Gather all lines from the material that contain the word "chart".

==== RECORDED INFORMATION ====

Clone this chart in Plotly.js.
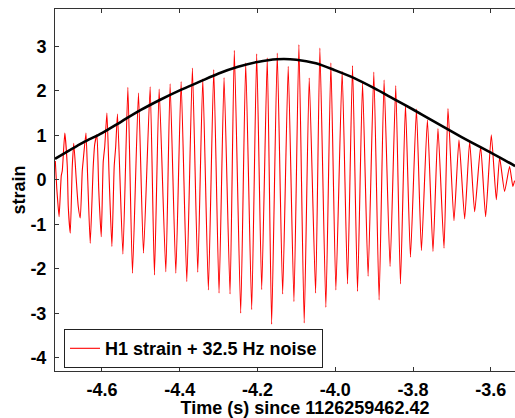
<!DOCTYPE html>
<html>
<head>
<meta charset="utf-8">
<script src="https://cdn.plot.ly/plotly-3.0.1.min.js"></script>
<style>
html, body { margin: 0; padding: 0; overflow: hidden; background: #fff; }
#chart { width: 555px; height: 418px; }
</style>
</head>
<body>
<div id="chart"></div>
<script>
// Red trace: H1 strain + 32.5 Hz noise
const strainTime = [
  -4.7199, -4.7161, -4.7140, -4.7102, -4.7045, -4.7020, -4.6955, -4.6891, -4.6866, -4.6814,
  -4.6763, -4.6724, -4.6660, -4.6609, -4.6557, -4.6506, -4.6480, -4.6411, -4.6365, -4.6301,
  -4.6224, -4.6185, -4.6129, -4.6083, -4.6018, -4.5967, -4.5928, -4.5872, -4.5813, -4.5744,
  -4.5685, -4.5646, -4.5600, -4.5461, -4.5333, -4.5215, -4.5061, -4.4932, -4.4760, -4.4650,
  -4.4529, -4.4357, -4.4247, -4.4100, -4.3964, -4.3818, -4.3674, -4.3536, -4.3407, -4.3263,
  -4.3125, -4.2989, -4.2860, -4.2706, -4.2596, -4.2432, -4.2303, -4.2149, -4.2021, -4.1892,
  -4.1749, -4.1636, -4.1492, -4.1353, -4.1210, -4.1063, -4.0935, -4.0799, -4.0670, -4.0506,
  -4.0396, -4.0242, -4.0113, -3.9985, -3.9823, -3.9685, -3.9556, -3.9428, -3.9299, -3.9156,
  -3.9009, -3.8873, -3.8745, -3.8591, -3.8445, -3.8324, -3.8195, -3.8067, -3.7913, -3.7785,
  -3.7631, -3.7487, -3.7359, -3.7204, -3.7102, -3.6948, -3.6819, -3.6673, -3.6545, -3.6416,
  -3.6262, -3.6134, -3.5988, -3.5859, -3.5774, -3.5646, -3.5518, -3.5433, -3.5389
];
const strainValue = [
   0.42, -0.20, -0.45, -0.83,  0.10,  0.20,  1.05,  0.30, -0.60, -1.20,
   0.30,  0.82,  0.00, -0.60, -0.86,  0.20,  0.45,  1.05,  0.00, -1.43,
   0.30,  0.80,  1.01, -0.20, -1.28,  0.40,  0.75,  1.50,  0.00, -1.50,
   0.30,  0.75,  1.48, -1.67,  2.08, -2.10,  1.95, -1.65,  2.09, -2.14,
   2.04, -2.07,  2.16, -2.10,  2.21, -2.29,  2.51, -2.08,  2.27, -2.48,
   2.48, -2.55,  2.30, -2.57,  2.91, -3.00,  2.63, -2.92,  2.83, -2.47,
   2.74, -3.25,  2.85, -2.57,  2.55, -2.74,  3.04, -3.22,  2.29, -2.55,
   2.96, -2.87,  2.63, -2.48,  2.44, -2.34,  2.57, -2.51,  2.18, -2.17,
   2.42, -2.70,  2.24, -1.95,  2.12, -2.34,  1.69, -1.74,  1.59, -1.59,
   1.35, -1.61,  1.15, -1.54,  1.60, -0.92,  0.90, -0.88,  0.86, -0.72,
   0.75, -0.83,  1.01, -0.45,  0.50, -0.26,  0.30, -0.15, -0.02
];

// Black envelope curve
const envTime = [
  -4.7207, -4.65, -4.60, -4.55, -4.50, -4.45, -4.40, -4.35, -4.30, -4.25,
  -4.20, -4.15, -4.10, -4.05, -4.00, -3.95, -3.90, -3.85, -3.80, -3.75,
  -3.70, -3.65, -3.60, -3.5376
];
const envValue = [
   0.47, 0.83, 1.05, 1.31, 1.57, 1.80, 2.01, 2.20, 2.39, 2.54,
   2.65, 2.71, 2.70, 2.62, 2.46, 2.28, 2.06, 1.82, 1.58, 1.33,
   1.08, 0.84, 0.61, 0.31
];

const xTicks = [-4.6, -4.4, -4.2, -4.0, -3.8, -3.6];
const xTickText = ['-4.6', '-4.4', '-4.2', '-4.0', '-3.8', '-3.6'];
const yTicks = [-4, -3, -2, -1, 0, 1, 2, 3];
const yTickText = ['-4', '-3', '-2', '-1', '0', '1', '2', '3'];

const legendLabel = 'H1 strain + 32.5 Hz noise';
const xTitle = 'Time (s) since 1126259462.42';
const yTitle = 'strain';

const boldFont = (size) => ({ family: 'Liberation Sans, Arial, sans-serif', size: size, color: '#000', weight: 'bold' });

const traces = [
  {
    x: strainTime, y: strainValue, type: 'scatter', mode: 'lines',
    name: legendLabel,
    line: { color: '#ff0000', width: 1.1, shape: 'spline', smoothing: 0.5 }
  },
  {
    x: envTime, y: envValue, type: 'scatter', mode: 'lines',
    name: 'envelope', showlegend: false,
    line: { color: '#000000', width: 2.6, shape: 'spline', smoothing: 0.8 }
  }
];

const layout = {
  width: 555, height: 418,
  margin: { l: 55, r: 0, t: 9, b: 47 },
  paper_bgcolor: '#fff', plot_bgcolor: '#fff',
  showlegend: true,
  legend: {
    x: 0.018, y: 0.008, xanchor: 'left', yanchor: 'bottom',
    bgcolor: '#fff', bordercolor: '#222', borderwidth: 1,
    entrywidth: 262,
    font: boldFont(18)
  },
  xaxis: {
    range: [-4.7207, -3.435],
    tickmode: 'array', tickvals: xTicks, ticktext: xTickText,
    ticks: 'inside', ticklen: 4, tickcolor: '#333',
    showline: true, linecolor: '#333', linewidth: 1, mirror: 'ticks',
    showgrid: false, zeroline: false,
    tickfont: boldFont(18), ticklabelstandoff: 2,
    title: { text: xTitle, font: boldFont(18), standoff: 2 }
  },
  yaxis: {
    range: [-4.30, 3.84],
    tickmode: 'array', tickvals: yTicks, ticktext: yTickText,
    ticks: 'inside', ticklen: 4, tickcolor: '#333',
    showline: true, linecolor: '#333', linewidth: 1, mirror: 'ticks',
    showgrid: false, zeroline: false, automargin: true,
    tickfont: boldFont(18), ticklabelstandoff: 4,
    title: { text: yTitle, font: boldFont(18), standoff: 0 }
  }
};

Plotly.newPlot('chart', traces, layout, { displayModeBar: false, staticPlot: true });
</script>
</body>
</html>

====

ANSWER TO THE PROBLEM:
Clone this chart in Plotly.js.
#chart { width: 555px; height: 418px; }
<div id="chart"></div>
Plotly.newPlot('chart', traces, layout, { displayModeBar: false, staticPlot: true });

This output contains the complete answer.